Most of the methods being studied have big drawbacks, which range from high operational costs, to intensive energy and chemical consumption, to low efficiency. But Dr. Shuai  believes that photo-catalysis could provide a solution, without the problems inherent in other approaches.

“My research group is using innovative nanomaterials, such as the photo-catalyst graphitic carbon nitride, to remove emerging contaminants and promote a sustainable water supply,” he says.

He explains that graphitic carbon nitride works as a photo-catalyst to harvest light and  activate oxygen in the air; the oxygen then oxidizes the emerging contaminants to remove them. Because photo-catalysts use renewable solar energy and oxygen in the air and they require no additional efforts to destroy the contaminants, Dr. Shuai believes they can be the basis for a sustainable and very promising process. They are low-cost relative to other methods and avoid the safety hazards associated with processes that use strong oxidants such as hydrogen peroxide or ozone.
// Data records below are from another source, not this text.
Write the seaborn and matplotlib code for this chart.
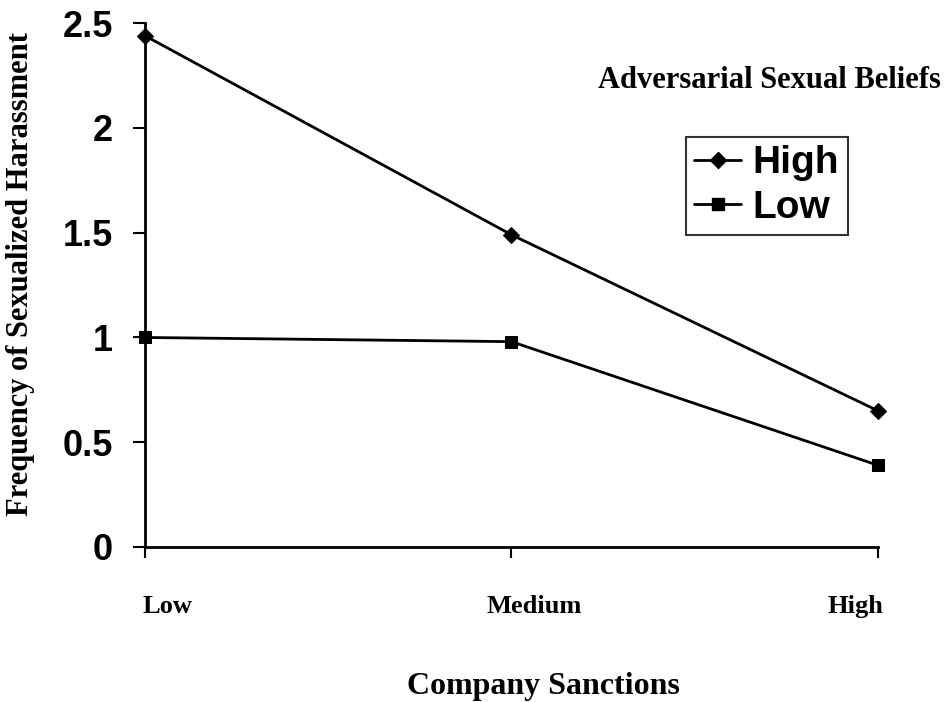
import matplotlib
matplotlib.use("Agg")
import matplotlib.pyplot as plt
import seaborn as sns
import pandas as pd

sanctions = ["Low", "Medium", "High"]
high_beliefs = [2.44, 1.49, 0.65]
low_beliefs = [1.00, 0.98, 0.39]

df = pd.DataFrame({
    "x": [0, 1, 2] * 2,
    "value": high_beliefs + low_beliefs,
    "group": ["High"] * 3 + ["Low"] * 3,
})

sns.set_style("ticks")
serif = ["Liberation Serif", "DejaVu Serif"]
sans = ["Liberation Sans", "DejaVu Sans"]

fig = plt.figure(figsize=(9.5, 7.02), dpi=100)
ax = fig.add_axes([0.1526, 0.2208, 0.7716, 0.7462])

sns.lineplot(data=df, x="x", y="value", hue="group", style="group",
             markers={"High": "D", "Low": "s"}, dashes=False,
             palette={"High": "black", "Low": "black"},
             linewidth=2.0, markersize=8, markeredgecolor="black",
             ax=ax, legend=False)
for ln in ax.lines:
    ln.set_clip_on(False)

ax.set_xlim(0, 2)
ax.set_ylim(0, 2.5)
ax.set_xticks([0, 1, 2])
ax.set_xticklabels([])
# category labels sit a little off their ticks in the original
shifts = [16, 16, -16]
for i, (name, dx) in enumerate(zip(sanctions, shifts)):
    ax.annotate(name, xy=(i, 0), xycoords=("data", "axes fraction"),
                xytext=(dx, -43), textcoords="offset points",
                ha="center", va="center", fontfamily=serif,
                fontweight="bold", fontsize=19, color="black",
                annotation_clip=False)
ax.set_yticks([0, 0.5, 1, 1.5, 2, 2.5])
ax.set_yticklabels(["0", "0.5", "1", "1.5", "2", "2.5"],
                   fontfamily=sans, fontweight="bold", fontsize=26, color="black")
ax.tick_params(axis="x", direction="out", length=8, width=1.5, colors="black")
ax.tick_params(axis="y", direction="out", length=9, width=1.5, pad=14, colors="black")
for s in ["top", "right"]:
    ax.spines[s].set_visible(False)
for s in ["left", "bottom"]:
    ax.spines[s].set_linewidth(2.0)
    ax.spines[s].set_color("black")

ax.set_xlabel("Company Sanctions", fontfamily=serif, fontweight="bold",
              fontsize=23, color="black", va="center")
ax.xaxis.set_label_coords(0.544, -0.267)
ax.set_ylabel("Frequency of Sexualized Harassment", fontfamily=serif,
              fontweight="bold", fontsize=22, color="black", va="center")
ax.yaxis.set_label_coords(-0.17, 0.521)

fig.text(0.81, 0.886, "Adversarial Sexual Beliefs", fontfamily=serif,
         fontweight="bold", fontsize=22, ha="center", va="center", color="black")

handles = [
    plt.Line2D([], [], color="black", marker="D", markersize=8, linewidth=2.0),
    plt.Line2D([], [], color="black", marker="s", markersize=8, linewidth=2.0),
]
leg = fig.legend(handles, ["High", "Low"], loc="upper left",
                 bbox_to_anchor=(0.722, 0.805), frameon=True, fancybox=False,
                 prop={"family": sans, "weight": "bold", "size": 28},
                 handlelength=1.2, handletextpad=0.3, borderpad=0.22,
                 labelspacing=0.22, borderaxespad=0)
leg.get_frame().set_edgecolor("black")
leg.get_frame().set_linewidth(1.5)
for t in leg.get_texts():
    t.set_color("black")

fig.savefig("out.png", dpi=100)
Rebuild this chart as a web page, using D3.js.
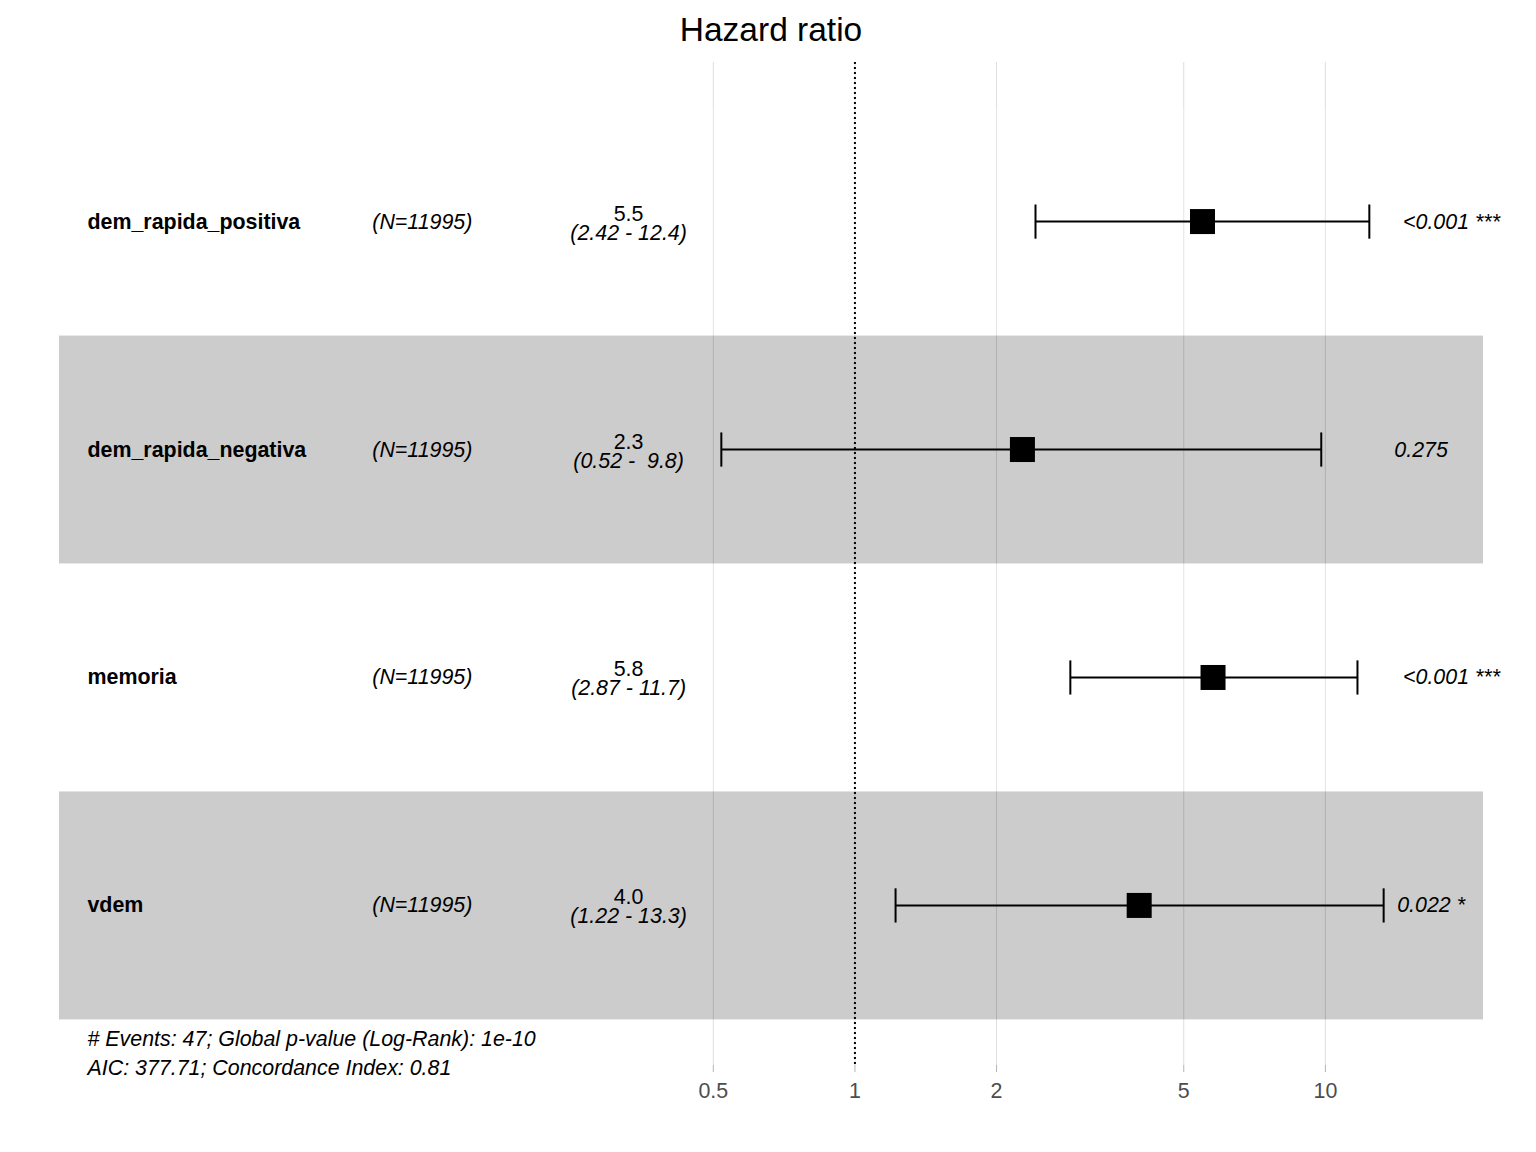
<!DOCTYPE html>
<html>
<head>
<meta charset="utf-8">
<script src="https://cdn.jsdelivr.net/npm/d3@7"></script>
<style>
  body { margin: 0; background: #fff; }
  text { font-family: 'Liberation Sans', Arial, sans-serif; }
</style>
</head>
<body>
<svg id="chart" width="1536" height="1152"></svg>
<script>
// Model rows (top to bottom)
const variables = ['dem_rapida_positiva', 'dem_rapida_negativa', 'memoria', 'vdem'];
const nLabels = ['(N=11995)', '(N=11995)', '(N=11995)', '(N=11995)'];
const hazardRatio = [5.48, 2.27, 5.77, 4.02];
const ciLow = [2.42, 0.52, 2.87, 1.22];
const ciHigh = [12.4, 9.8, 11.7, 13.3];
const pLabels = ['<0.001 ***', '0.275', '<0.001 ***', '0.022 *'];
const tickValues = [0.5, 1, 2, 5, 10];
const footerLines = [
  '# Events: 47; Global p-value (Log-Rank): 1e-10',
  'AIC: 377.71; Concordance Index: 0.81'
];

const svg = d3.select('#chart');
const panel = { top: 62, bottom: 1065, left: 59, right: 1483 };
const fontSize = 21.4;

// Horizontal layout in log space, the way the forest plot places its columns
const lnLo = Math.log(d3.min(ciLow));
const lnHi = Math.log(d3.max(ciHigh));
const span = lnHi - lnLo;
const rangePlot = [lnLo - span, lnHi + 0.15 * span];
const plotWidth = rangePlot[1] - rangePlot[0];

const x = d3.scaleLog()
  .domain([Math.exp(rangePlot[0]), Math.exp(rangePlot[1])])
  .range([panel.left, panel.right]);

const colX = p => x(Math.exp(rangePlot[0] + p * plotWidth));
const xVariable = colX(0.02);
const xN = colX(0.22);
const xCi = colX(0.4);
const xStars = x(d3.max(ciHigh));

// Vertical: rows 1..n with 5% expansion
const n = variables.length;
const y = d3.scaleLinear()
  .domain([0.5 - 0.05 * n, n + 0.5 + 0.05 * n])
  .range([panel.bottom, panel.top]);
const rowPos = i => n - i;

const g = svg.append('g');

// Vertical grid lines
g.selectAll('.grid')
  .data(tickValues)
  .enter()
  .append('line')
  .attr('x1', d => x(d)).attr('x2', d => x(d))
  .attr('y1', panel.top).attr('y2', panel.bottom)
  .attr('stroke', '#dedede')
  .attr('stroke-width', 1);

// Axis ticks
g.selectAll('.tick')
  .data(tickValues)
  .enter()
  .append('line')
  .attr('x1', d => x(d)).attr('x2', d => x(d))
  .attr('y1', panel.bottom).attr('y2', panel.bottom + 7)
  .attr('stroke', '#b3b3b3')
  .attr('stroke-width', 1);

g.selectAll('.tick-label')
  .data(tickValues)
  .enter()
  .append('text')
  .attr('x', d => x(d))
  .attr('y', 1098)
  .attr('text-anchor', 'middle')
  .attr('font-size', fontSize)
  .attr('fill', '#4d4d4d')
  .text(d => d3.format('~g')(d));

// Alternating row bands
g.selectAll('.band')
  .data(variables)
  .enter()
  .append('rect')
  .attr('x', panel.left)
  .attr('width', panel.right - panel.left)
  .attr('y', (d, i) => y(rowPos(i) + 0.5))
  .attr('height', (d, i) => y(rowPos(i) - 0.5) - y(rowPos(i) + 0.5))
  .attr('fill', (d, i) => i % 2 === 1 ? 'rgba(0,0,0,0.2)' : 'rgba(255,255,255,0.2)');

// Reference line at HR = 1
g.append('line')
  .attr('x1', x(1)).attr('x2', x(1))
  .attr('y1', panel.top).attr('y2', panel.bottom)
  .attr('stroke', '#000')
  .attr('stroke-width', 2)
  .attr('stroke-dasharray', '2,3');

// Error bars
const capHalf = 0.075 * (y(0) - y(1));
const bars = g.selectAll('.bar')
  .data(variables)
  .enter()
  .append('g');

bars.append('line')
  .attr('x1', (d, i) => x(ciLow[i]))
  .attr('x2', (d, i) => x(ciHigh[i]))
  .attr('y1', (d, i) => y(rowPos(i)))
  .attr('y2', (d, i) => y(rowPos(i)))
  .attr('stroke', '#000').attr('stroke-width', 2);

[ciLow, ciHigh].forEach(arr => {
  bars.append('line')
    .attr('x1', (d, i) => x(arr[i]))
    .attr('x2', (d, i) => x(arr[i]))
    .attr('y1', (d, i) => y(rowPos(i)) - capHalf)
    .attr('y2', (d, i) => y(rowPos(i)) + capHalf)
    .attr('stroke', '#000').attr('stroke-width', 2);
});

// Point estimates
const sq = 25;
bars.append('rect')
  .attr('x', (d, i) => x(hazardRatio[i]) - sq / 2)
  .attr('y', (d, i) => y(rowPos(i)) - sq / 2)
  .attr('width', sq).attr('height', sq)
  .attr('fill', '#000');

// Text columns
g.selectAll('.var-label')
  .data(variables)
  .enter()
  .append('text')
  .attr('x', xVariable)
  .attr('y', (d, i) => y(rowPos(i)) + 7)
  .attr('font-size', fontSize)
  .attr('font-weight', 'bold')
  .text(d => d);

g.selectAll('.n-label')
  .data(nLabels)
  .enter()
  .append('text')
  .attr('x', xN)
  .attr('y', (d, i) => y(rowPos(i)) + 7)
  .attr('font-size', fontSize)
  .attr('font-style', 'italic')
  .text(d => d);

const fmtCi = d3.format('.3~r');
const lowStr = ciLow.map(fmtCi);
const highStr = ciHigh.map(fmtCi);
const lowW = d3.max(lowStr, s => s.length);
const highW = d3.max(highStr, s => s.length);

const ci = g.selectAll('.ci-label')
  .data(variables)
  .enter()
  .append('text')
  .attr('text-anchor', 'middle')
  .attr('font-size', fontSize)
  .style('white-space', 'pre');

ci.append('tspan')
  .attr('x', xCi)
  .attr('y', (d, i) => y(rowPos(i)) - 1)
  .text((d, i) => d3.format('.1f')(hazardRatio[i]));

ci.append('tspan')
  .attr('x', xCi)
  .attr('y', (d, i) => y(rowPos(i)) + 18)
  .attr('font-style', 'italic')
  .text((d, i) => '(' + lowStr[i].padStart(lowW) + ' - ' + highStr[i].padStart(highW) + ')');

g.selectAll('.p-label')
  .data(pLabels)
  .enter()
  .append('text')
  .attr('y', (d, i) => y(rowPos(i)) + 7)
  .attr('font-size', fontSize)
  .attr('font-style', 'italic')
  .text(d => d)
  .attr('x', function() { return xStars + 0.2 * this.getComputedTextLength(); });

// Footer annotation
g.selectAll('.footer')
  .data(footerLines)
  .enter()
  .append('text')
  .attr('x', xVariable)
  .attr('y', (d, i) => 1046 + i * 29)
  .attr('font-size', fontSize)
  .attr('font-style', 'italic')
  .text(d => d);

// Title, centred over the whole panel
const pad = 0.02 * (panel.right - panel.left);
svg.append('text')
  .attr('x', (panel.left - pad + panel.right + pad) / 2)
  .attr('y', 41)
  .attr('text-anchor', 'middle')
  .attr('font-size', 33.5)
  .text('Hazard ratio');
</script>
</body>
</html>
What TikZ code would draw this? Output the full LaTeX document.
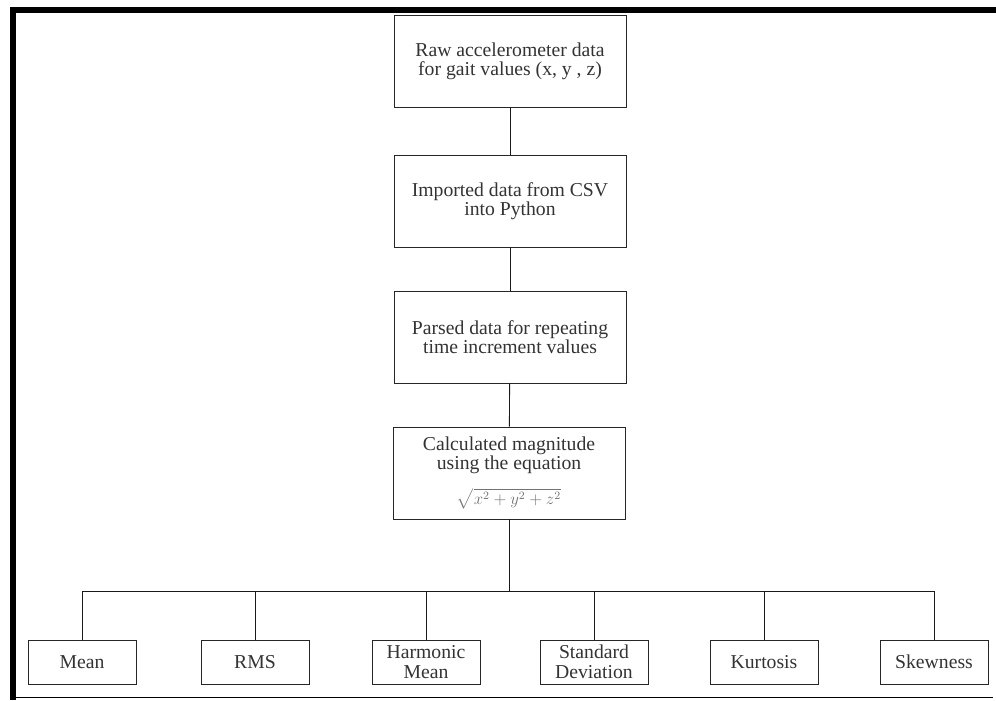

Despite the promise of photo-catalysts, their molecular scale interaction with the contaminants is still largely unknown, and some wet lab experiments cannot capture those interactions in detail. So Dr. Shuai and his colleague in the chemistry department create molecular simulations to provide insights on the materials and their interactions with the contaminants.

“Many other studies have already shown that photo-catalysts can remove emerging  contaminants, but we want to use graphitic carbon nitride to optimize the photo-catalytic treatment,” he states. “Some of the photo-catalysts that other researchers are using are  only reactive under ultraviolet light, but UV light only contributes to four percent of solar  energy. Our material can potentially harvest more than 40 percent of solar energy, so it will increase the sustainability for water treatment.”